China Southern Airlines and Hainan Airlines each account for 10 -8s, while Xiamen Airlines has six of the type in operation, Flightglobal's Fleets Analyzer shows.
The larger and longer range -9 variant, however, appears to be gaining greater traction, with commitment for more than 65 aircraft. China's first -9 is expected to go to Air China this month.
China Eastern's recent order, joins Air China's backlog for 15 - the only 787s in the country to be powered by Rolls-Royce Trent 1000 engines.
Hainan Airlines has a letter of intent for 30, and will also take -9s from lessors this year. Flightglobal understands that though still undisclosed, Xiamen Airlines has also signed for six -9s, the first of which will be delivered at the end of the year.
FlightMaps Analytics shows that China Southern, Hainan and Xiamen are deploying the majority of their 787s on intercontinental services to Australia, Europe and North America. Interestingly, a number of these services originate not from the main hubs, but from tier two cities such as Changsha, Wuhan and Fuzhou.
These are China Southern's services from Wuhan to Rome and San Francisco, Hainan's Changsha-Los Angeles route, and Xiamen's Fuzhou-Sydney service. All these routes were launched by the airlines using 787s.
Chinese airlines' 787 network - May 2016
Hainan has been on the offensive when it comes to expanding its North America network with the 787. Besides Changsha-Los Angeles, it deploys the type to Chicago, Boston, San Jose and Toronto from Beijing and/or Shanghai.
Guangzhou-based China Southern has been using its 787s to reach Rome and London, as well as to strengthen its dominant China-Australia position. Xiamen Airlines, meanwhile, has used the 787 to launch its first intercontinental services to Amsterdam and Sydney.
The long-haul launches come at a time when Chinese demand, powered by growing disposable incomes, for long-haul trips is growing.

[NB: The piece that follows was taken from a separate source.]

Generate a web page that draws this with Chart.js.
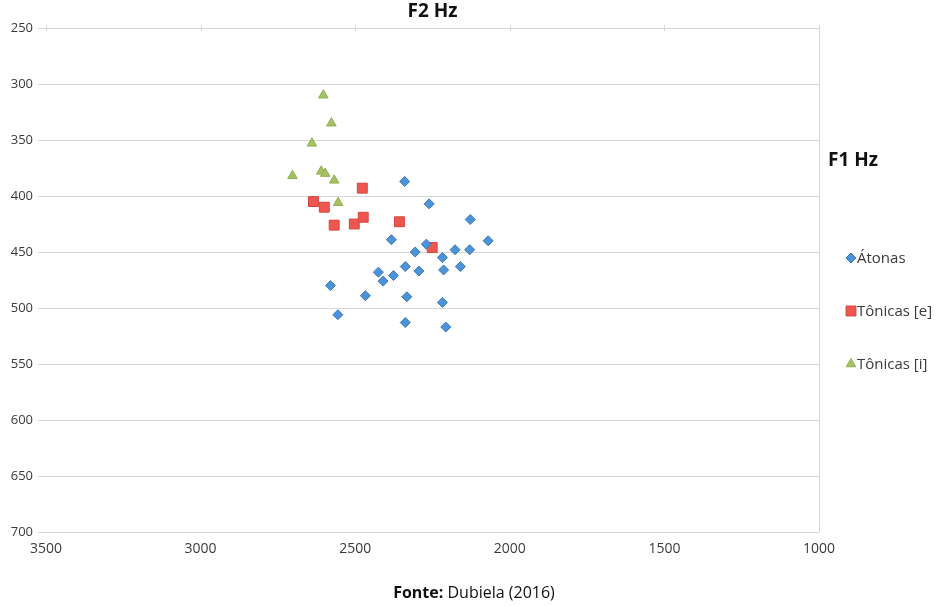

787-9: FAR EAST TO EAST COAST
Earlier this year, Boeing told Flightglobal it expects to close more 787 deals in China this year, especially for the -9 variant.
Senior vice-president of sales and marketing for Northeast Asia Ihssane Mounir says the -9s will help Chinese carriers access cities such as New York and Washington D.C. in the US east coast, where the -8s have mostly been limited to the west coast.
He adds that Chinese carriers are “making a lot of money” using the -8s on “unusual city pairs” such as between Beijing and Seattle, Boston and San Jose.
Xiamen Airlines, for one, has announced plans to launch twice weekly services between Xiamen and Melbourne, and to go thrice weekly between Xiamen and Vancouver. In September, it will start four-times weekly services on the Xiamen-Shenzhen-Seattle route. All these will involve its 787s.
Its chief operating officer Zhao Dong tells Flightglobal the airline’s next step is to fly from Fujian to New York and from Xiamen to Los Angeles, which it plans to do, using its incoming -9s.
While it has not gained any order for the -10, Boeing is pitching the variant as an alternative to the Airbus A330-300.
LACK OF EARLY SLOTS FOR A350
In comparison, Airbus’ order book for the A350 in China appears modest, with firm orders for only 20 A350-900s with China Eastern, and 10 with Air China.
In fairness, the A350 only entered service with launch customer Qatar Airways in January 2015, whereas the 787 has been in commercial operation since 2011.
Airbus expresses confidence that the A350 is the right aircraft for Chinese carriers to operate to Europe and North America, but admits that the lack of early delivery slots is a major challenge as it pitches the type to Chinese airlines.
The problem, is that Chinese carriers plan fleet requirements in five-year periods, and are cautious when it comes to ordering aircraft beyond that timeframe, says Airbus China president Eric Chen. The next five year period cover 2016-2020.
“Our industrial constraint is that you need to place the order well in advance to ensure delivery at a given period… so with 800 A350s being ordered, of course it’s a mathematical exercise,” he adds.
Airbus's A330, however, remains popular with Chinese operators, both on domestic and long-haul internationals routes. When Airbus inked the agreement to set up an A330 completions centre in Tianjin last year, Beijing reciprocated with an order for 45 A330s, and later also firmed up options for another 30 of the type. The A330neo is also expected to do well in the country.